The global shock of the pandemic was a wake-up call.
The local shock of the atmospheric river is, no pun intended, a bucket of water on us to get out of bed and meet the day.
The extraordinary damage to large pockets of our province last week was the closest we will come to suffering the big one. In sitting in for a few sessions years back on how the community would be struck by a major earthquake – and what would be the media’s role in helping everyone contend with the carnage – the images and anecdotes from the melée and the aftermath were eerily similar to what the experts said we could expect from a seismic disaster.
But we don’t appear to be learning some of the important recent lessons on our economic systems, particularly on the permanent changes we need to abide. We are instead focused unduly on the delusion that COVID-19 permits us to recreate 2019.

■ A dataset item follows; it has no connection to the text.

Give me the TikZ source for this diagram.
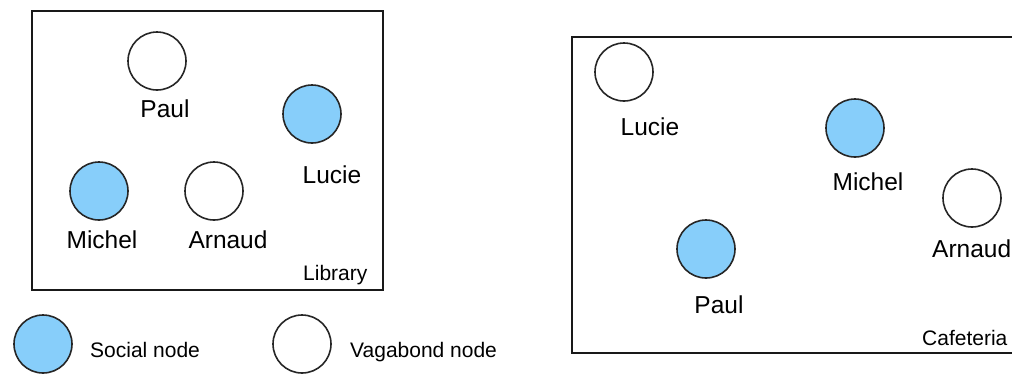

We have conditioned ourselves over the pre-pandemic years through technology and global systems to expect that what we want will always be at hand or is always on its way. We have erased traditional borders and pushed for the elimination of barriers to ensure a frictionless supply of our needs.
And along the way we have grown our communities, particularly in beautiful British Columbia as an attractive place to live, while burdening infrastructure that was ostensibly built for earlier, simpler, smaller demands.
The generosity of our environment is appreciated locally without necessarily being sustained and rewarded locally. We have also chosen in increasing measures to bypass the local economies of merchants that in that bygone era circulated our spending in the community and afforded us resources to pay for our needs.
The supply chain breakdown early in COVID-19 ought to have jarred us to understand the need for local inventories to continue production, the requirements of redundancies and a continued attention to contingencies – and, yes, a riveted priority on that least glamorous of public spending topics, infrastructure.
But instead the effort in the pandemic has been to intensify the focus on restoring that easier, lowest-cost option from faraway suppliers and to faraway markets.
Well, let’s hope we’re awake at the switch now.
Building back better also needs to be about building back better balanced.
This isn’t simply a matter of meeting the climate change challenge, as some would argue. It is evident from the damage from the rains and winds that our critical dependence on fossil fuels cannot soon cease. Tell that to the people of Princeton, Merritt and Abbotsford who froze or needed to flee. The sensible strategy remains a just transition of energy, not what would be a shorter-term cessation of resource use.
This also isn’t simply a public financing challenge, as others would argue. It is evident from the pandemic that has dug a deep hole worrisome over the longer term nationally and provincially that will only burrow further with the impact of tens of billions in damage from a 48-hour cataclysm in many communities. Like the climate change issue, this is not something to rapidly repeal to save the treasury’s draw on the economy. We’re kinda stuck in deficit and debt hell.
Instead, these two tragedies call upon us to rethink elements of our economy to make what seem to be paradoxical decisions: to be more communal and to be more selfish at once, so that we are looking after ourselves with more certainly and sustainably, but ensuring that we are examining and addressing harm to others as we do so.
For governments of the day, it might mean walking back their talk. (An example: the BC NDP’s commitment to deal only with unionized workers for infrastructure projects seems insufficiently nimble for the time being.) Mainly, though, it imposes a deepened accountability on political systems, in part to talk to the public about the frailty of the infrastructure and to place public security as a new Job 1.
If politicians are to talk about their long-term vision, it now has to be better balanced with important, immediate, safer supply of water, of heat and of emergency services.
Our partisanship politically has to take on a more collaborative quality. We definitely can’t afford the political gridlock of America, where the president’s initially intelligent vision for infrastructure became yet another pork barrel in recent weeks to gain grudging support.
Much as COP26 made progress on slowing the pace of rising temperatures, it does not roll the clock back as much as it tries to slow down the inevitable environmental effect of human activities to date.
I’ve heard our premier and others suggest that we need to get a stronger grip on the climate challenge to avert events like last week’s, but surely science suggests that isn’t the case. These events are upon us, the planet won’t suddenly cool by imposing any number of parking taxes and pain at the pumps, and our response to global warming is more likely to mean the stir of severe weather events won’t be suffocated as much as stabilized at a certain rate. We will have to live with the frightening coronavirus and the frightening climate.
It’s more a matter of our preparation for these features, not any pretension that we can evade them. Which calls upon a different narrative from leaders, an appreciable levelling with the public about the shape we’re in and how we get ourselves fit. Locally, too, it would help to stay in its lane.
And, before I let our business off the hook, there is an important role for media in this. Our hyperattentive tendencies have to be blended better with intelligent, accessible, even compelling work to drive the public affairs experience. We are also a system that has strayed and needs to better stick to its knitting. We all have work to do. •
Kirk LaPointe is publisher and editor-in-chief of BIV and vice-president, editorial, of Glacier Media.